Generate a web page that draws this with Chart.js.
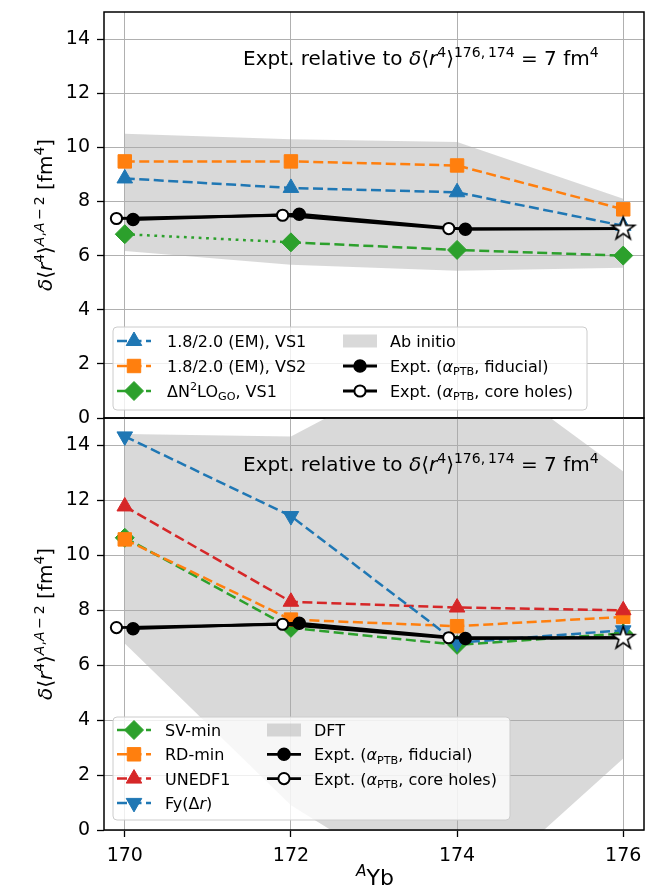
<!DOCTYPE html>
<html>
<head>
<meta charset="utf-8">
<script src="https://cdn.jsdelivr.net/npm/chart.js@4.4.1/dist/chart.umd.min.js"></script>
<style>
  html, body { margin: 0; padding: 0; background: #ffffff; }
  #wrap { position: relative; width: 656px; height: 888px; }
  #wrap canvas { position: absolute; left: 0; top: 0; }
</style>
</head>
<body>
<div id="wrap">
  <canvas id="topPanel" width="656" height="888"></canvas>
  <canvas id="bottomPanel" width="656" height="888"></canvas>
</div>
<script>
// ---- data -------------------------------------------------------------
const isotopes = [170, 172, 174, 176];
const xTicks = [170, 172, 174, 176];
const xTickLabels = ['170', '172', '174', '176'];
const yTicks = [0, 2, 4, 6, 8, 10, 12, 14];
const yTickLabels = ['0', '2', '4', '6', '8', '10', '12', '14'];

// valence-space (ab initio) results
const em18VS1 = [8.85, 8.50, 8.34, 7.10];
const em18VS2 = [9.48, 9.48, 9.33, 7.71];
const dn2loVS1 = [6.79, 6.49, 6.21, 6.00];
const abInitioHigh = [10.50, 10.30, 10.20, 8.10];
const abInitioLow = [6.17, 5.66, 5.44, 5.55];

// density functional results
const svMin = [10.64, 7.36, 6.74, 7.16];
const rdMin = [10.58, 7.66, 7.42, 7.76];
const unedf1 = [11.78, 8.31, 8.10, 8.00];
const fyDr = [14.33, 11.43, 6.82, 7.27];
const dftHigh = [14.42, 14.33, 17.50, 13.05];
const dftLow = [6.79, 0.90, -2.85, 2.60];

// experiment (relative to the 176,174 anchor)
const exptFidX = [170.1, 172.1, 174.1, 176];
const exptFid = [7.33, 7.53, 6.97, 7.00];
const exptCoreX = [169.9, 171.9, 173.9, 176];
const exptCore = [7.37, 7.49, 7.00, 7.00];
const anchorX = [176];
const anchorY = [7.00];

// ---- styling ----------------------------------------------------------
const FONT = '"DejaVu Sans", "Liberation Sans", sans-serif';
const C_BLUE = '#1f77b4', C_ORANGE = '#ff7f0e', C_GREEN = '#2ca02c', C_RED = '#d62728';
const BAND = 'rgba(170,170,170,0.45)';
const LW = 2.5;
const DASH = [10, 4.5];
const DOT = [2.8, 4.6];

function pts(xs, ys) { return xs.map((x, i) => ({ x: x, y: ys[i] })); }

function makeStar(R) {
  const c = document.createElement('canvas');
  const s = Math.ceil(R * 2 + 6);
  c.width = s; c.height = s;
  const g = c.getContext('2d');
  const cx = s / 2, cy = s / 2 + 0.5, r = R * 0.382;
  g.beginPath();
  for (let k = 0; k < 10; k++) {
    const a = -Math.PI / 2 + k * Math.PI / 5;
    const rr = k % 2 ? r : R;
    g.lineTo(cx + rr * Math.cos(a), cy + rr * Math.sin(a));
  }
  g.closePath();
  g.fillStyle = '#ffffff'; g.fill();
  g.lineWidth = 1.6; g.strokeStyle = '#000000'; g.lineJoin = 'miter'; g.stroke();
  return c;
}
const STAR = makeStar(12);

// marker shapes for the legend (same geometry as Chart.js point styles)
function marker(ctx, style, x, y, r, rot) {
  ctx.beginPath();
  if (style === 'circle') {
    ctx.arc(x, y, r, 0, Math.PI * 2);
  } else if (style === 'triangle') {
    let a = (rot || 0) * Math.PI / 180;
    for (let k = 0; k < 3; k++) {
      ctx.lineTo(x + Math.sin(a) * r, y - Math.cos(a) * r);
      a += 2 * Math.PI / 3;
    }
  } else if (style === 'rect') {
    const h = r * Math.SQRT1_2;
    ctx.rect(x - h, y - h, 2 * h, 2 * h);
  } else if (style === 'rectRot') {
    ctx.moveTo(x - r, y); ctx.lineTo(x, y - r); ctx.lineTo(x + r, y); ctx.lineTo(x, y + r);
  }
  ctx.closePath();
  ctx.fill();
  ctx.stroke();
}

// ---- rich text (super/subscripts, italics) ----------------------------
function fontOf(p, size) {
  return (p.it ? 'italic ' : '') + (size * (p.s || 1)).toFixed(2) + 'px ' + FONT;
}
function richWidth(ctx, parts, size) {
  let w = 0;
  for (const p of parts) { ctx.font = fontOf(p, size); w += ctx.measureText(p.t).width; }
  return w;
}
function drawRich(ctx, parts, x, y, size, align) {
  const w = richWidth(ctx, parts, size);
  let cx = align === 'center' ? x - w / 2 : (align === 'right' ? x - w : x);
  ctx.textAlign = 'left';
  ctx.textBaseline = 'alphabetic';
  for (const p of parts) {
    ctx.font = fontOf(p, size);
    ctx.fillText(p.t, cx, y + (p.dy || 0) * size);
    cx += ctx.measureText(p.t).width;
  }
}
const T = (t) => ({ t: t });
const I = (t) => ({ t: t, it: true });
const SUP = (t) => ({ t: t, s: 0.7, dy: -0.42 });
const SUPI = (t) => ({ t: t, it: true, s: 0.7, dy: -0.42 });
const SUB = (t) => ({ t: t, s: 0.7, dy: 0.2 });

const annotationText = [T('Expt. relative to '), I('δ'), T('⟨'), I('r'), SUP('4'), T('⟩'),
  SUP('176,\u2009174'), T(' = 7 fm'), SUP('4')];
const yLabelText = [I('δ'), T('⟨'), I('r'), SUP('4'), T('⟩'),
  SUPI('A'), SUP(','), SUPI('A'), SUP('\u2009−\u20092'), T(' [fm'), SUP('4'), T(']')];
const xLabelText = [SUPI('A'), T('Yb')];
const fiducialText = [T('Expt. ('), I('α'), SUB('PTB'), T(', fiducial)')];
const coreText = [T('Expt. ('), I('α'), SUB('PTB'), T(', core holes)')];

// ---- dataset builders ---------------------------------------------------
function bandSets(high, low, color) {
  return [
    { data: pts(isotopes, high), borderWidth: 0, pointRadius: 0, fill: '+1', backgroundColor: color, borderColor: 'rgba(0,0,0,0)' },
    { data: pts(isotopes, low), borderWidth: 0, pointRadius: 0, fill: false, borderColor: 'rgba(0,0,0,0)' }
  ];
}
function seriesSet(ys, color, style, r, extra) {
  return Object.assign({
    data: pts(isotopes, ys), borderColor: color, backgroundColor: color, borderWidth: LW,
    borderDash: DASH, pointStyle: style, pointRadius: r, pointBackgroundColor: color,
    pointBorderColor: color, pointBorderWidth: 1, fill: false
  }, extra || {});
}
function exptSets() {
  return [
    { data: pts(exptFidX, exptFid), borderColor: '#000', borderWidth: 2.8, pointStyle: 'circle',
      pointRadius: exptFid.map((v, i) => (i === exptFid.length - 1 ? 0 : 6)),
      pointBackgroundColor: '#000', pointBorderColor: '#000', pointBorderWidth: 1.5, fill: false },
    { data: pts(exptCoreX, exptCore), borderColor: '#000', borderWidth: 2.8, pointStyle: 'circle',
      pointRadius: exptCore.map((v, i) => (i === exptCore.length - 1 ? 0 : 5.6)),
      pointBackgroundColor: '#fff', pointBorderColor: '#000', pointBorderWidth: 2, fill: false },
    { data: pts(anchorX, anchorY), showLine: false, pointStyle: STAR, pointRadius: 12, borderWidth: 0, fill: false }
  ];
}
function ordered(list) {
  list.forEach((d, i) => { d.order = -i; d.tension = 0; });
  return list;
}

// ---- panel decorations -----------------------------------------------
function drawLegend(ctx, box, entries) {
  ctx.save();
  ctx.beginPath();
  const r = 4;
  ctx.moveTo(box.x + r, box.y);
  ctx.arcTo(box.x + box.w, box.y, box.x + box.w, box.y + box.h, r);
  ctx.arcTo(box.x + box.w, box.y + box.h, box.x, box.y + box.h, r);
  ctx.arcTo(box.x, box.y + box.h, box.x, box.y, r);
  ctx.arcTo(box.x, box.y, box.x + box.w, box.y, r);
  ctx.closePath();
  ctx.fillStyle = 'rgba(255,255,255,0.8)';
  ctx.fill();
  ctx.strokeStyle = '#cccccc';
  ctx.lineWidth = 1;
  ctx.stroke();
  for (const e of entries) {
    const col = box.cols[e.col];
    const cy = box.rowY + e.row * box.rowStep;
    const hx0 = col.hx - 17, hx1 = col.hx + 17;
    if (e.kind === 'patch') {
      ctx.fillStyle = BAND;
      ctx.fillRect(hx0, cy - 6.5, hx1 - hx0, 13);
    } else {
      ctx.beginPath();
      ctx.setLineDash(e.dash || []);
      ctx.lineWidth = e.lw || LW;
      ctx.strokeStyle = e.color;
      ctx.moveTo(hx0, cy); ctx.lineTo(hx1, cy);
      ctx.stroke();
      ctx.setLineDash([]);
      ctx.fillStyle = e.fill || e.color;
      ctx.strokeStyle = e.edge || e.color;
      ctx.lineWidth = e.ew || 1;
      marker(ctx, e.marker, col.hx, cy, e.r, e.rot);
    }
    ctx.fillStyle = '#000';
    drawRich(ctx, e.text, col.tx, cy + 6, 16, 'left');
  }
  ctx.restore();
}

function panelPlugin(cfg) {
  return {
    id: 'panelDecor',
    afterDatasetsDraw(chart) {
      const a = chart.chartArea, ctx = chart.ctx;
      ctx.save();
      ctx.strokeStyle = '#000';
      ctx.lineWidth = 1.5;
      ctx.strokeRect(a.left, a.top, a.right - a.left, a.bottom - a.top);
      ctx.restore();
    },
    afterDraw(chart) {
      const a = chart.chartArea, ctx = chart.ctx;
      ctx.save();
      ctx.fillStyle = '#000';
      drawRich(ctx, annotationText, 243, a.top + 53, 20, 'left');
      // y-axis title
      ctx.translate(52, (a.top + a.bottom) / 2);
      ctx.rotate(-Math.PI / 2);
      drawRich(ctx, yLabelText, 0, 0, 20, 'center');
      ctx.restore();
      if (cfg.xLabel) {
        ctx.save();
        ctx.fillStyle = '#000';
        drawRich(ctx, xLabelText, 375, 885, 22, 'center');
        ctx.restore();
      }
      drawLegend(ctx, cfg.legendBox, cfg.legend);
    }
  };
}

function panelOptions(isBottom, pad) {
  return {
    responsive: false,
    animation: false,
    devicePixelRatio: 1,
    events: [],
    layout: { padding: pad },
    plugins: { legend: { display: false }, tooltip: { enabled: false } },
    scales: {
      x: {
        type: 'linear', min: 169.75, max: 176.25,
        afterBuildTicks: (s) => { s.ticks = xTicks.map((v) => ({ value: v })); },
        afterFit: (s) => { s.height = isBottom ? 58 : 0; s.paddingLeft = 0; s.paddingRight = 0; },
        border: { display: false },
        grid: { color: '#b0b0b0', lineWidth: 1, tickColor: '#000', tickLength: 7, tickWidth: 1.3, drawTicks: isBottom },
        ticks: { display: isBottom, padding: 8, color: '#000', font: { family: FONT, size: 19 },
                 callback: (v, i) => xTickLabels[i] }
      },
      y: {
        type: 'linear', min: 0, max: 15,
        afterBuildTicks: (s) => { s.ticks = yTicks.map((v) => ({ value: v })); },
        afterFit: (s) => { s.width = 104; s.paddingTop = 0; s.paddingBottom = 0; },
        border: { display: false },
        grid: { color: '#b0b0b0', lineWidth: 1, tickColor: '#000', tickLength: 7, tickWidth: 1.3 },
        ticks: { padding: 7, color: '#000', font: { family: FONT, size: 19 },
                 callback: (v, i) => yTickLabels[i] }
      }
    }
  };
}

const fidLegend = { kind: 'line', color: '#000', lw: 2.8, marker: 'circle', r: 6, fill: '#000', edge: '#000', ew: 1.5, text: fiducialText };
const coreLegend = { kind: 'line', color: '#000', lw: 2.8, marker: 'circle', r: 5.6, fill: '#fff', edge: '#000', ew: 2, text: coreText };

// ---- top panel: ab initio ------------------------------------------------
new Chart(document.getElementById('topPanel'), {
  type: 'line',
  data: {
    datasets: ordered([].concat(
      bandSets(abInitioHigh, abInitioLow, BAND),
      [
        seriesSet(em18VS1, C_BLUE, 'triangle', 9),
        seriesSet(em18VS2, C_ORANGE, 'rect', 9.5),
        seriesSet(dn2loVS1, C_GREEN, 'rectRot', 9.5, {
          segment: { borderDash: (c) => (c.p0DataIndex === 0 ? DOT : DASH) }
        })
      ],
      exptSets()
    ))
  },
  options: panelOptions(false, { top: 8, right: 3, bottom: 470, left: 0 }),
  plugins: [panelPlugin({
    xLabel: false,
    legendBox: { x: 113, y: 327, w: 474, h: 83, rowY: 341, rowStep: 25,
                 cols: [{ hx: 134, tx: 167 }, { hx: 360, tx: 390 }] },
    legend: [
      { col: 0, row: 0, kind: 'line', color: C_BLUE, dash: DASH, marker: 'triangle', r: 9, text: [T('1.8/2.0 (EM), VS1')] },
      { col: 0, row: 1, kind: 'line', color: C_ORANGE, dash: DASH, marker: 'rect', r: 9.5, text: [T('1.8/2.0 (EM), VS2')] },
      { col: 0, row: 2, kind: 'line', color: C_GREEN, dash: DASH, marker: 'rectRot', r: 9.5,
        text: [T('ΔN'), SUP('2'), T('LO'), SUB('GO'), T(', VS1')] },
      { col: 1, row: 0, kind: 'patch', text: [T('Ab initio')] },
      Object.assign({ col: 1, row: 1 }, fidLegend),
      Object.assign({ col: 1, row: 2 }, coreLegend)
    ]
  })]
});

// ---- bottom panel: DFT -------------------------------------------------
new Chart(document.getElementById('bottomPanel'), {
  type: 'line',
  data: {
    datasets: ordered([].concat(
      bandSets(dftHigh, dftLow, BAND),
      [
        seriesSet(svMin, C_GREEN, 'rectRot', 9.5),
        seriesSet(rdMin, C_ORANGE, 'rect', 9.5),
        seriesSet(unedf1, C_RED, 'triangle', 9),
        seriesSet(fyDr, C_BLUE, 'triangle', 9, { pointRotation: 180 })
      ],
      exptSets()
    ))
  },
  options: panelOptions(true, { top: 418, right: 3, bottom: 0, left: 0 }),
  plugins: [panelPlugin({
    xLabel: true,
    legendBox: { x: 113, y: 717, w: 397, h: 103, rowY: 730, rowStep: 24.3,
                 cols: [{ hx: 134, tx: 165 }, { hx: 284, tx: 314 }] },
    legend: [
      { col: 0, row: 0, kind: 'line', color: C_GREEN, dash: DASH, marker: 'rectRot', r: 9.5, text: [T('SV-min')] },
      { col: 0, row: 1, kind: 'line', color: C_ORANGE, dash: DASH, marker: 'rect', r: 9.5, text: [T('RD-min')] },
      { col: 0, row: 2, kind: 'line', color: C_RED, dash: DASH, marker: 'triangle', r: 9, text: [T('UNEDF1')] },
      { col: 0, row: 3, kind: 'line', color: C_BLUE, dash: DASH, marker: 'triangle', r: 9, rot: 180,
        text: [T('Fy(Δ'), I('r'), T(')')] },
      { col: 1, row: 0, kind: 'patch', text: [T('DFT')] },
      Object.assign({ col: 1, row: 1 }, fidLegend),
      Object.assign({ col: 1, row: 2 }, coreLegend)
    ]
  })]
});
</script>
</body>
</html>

## DO THIS
Please restate the material above line by line, exactly, beginning at its first line and ending with the line that contains "const abInitioLow = [6.17, 5.66, 5.44, 5.55];", without any pictures.

## EXPECTED OUTPUT
Generate a web page that draws this with Chart.js.
<!DOCTYPE html>
<html>
<head>
<meta charset="utf-8">
<script src="https://cdn.jsdelivr.net/npm/chart.js@4.4.1/dist/chart.umd.min.js"></script>
<style>
  html, body { margin: 0; padding: 0; background: #ffffff; }
  #wrap { position: relative; width: 656px; height: 888px; }
  #wrap canvas { position: absolute; left: 0; top: 0; }
</style>
</head>
<body>
<div id="wrap">
  <canvas id="topPanel" width="656" height="888"></canvas>
  <canvas id="bottomPanel" width="656" height="888"></canvas>
</div>
<script>
// ---- data -------------------------------------------------------------
const isotopes = [170, 172, 174, 176];
const xTicks = [170, 172, 174, 176];
const xTickLabels = ['170', '172', '174', '176'];
const yTicks = [0, 2, 4, 6, 8, 10, 12, 14];
const yTickLabels = ['0', '2', '4', '6', '8', '10', '12', '14'];

// valence-space (ab initio) results
const em18VS1 = [8.85, 8.50, 8.34, 7.10];
const em18VS2 = [9.48, 9.48, 9.33, 7.71];
const dn2loVS1 = [6.79, 6.49, 6.21, 6.00];
const abInitioHigh = [10.50, 10.30, 10.20, 8.10];
const abInitioLow = [6.17, 5.66, 5.44, 5.55];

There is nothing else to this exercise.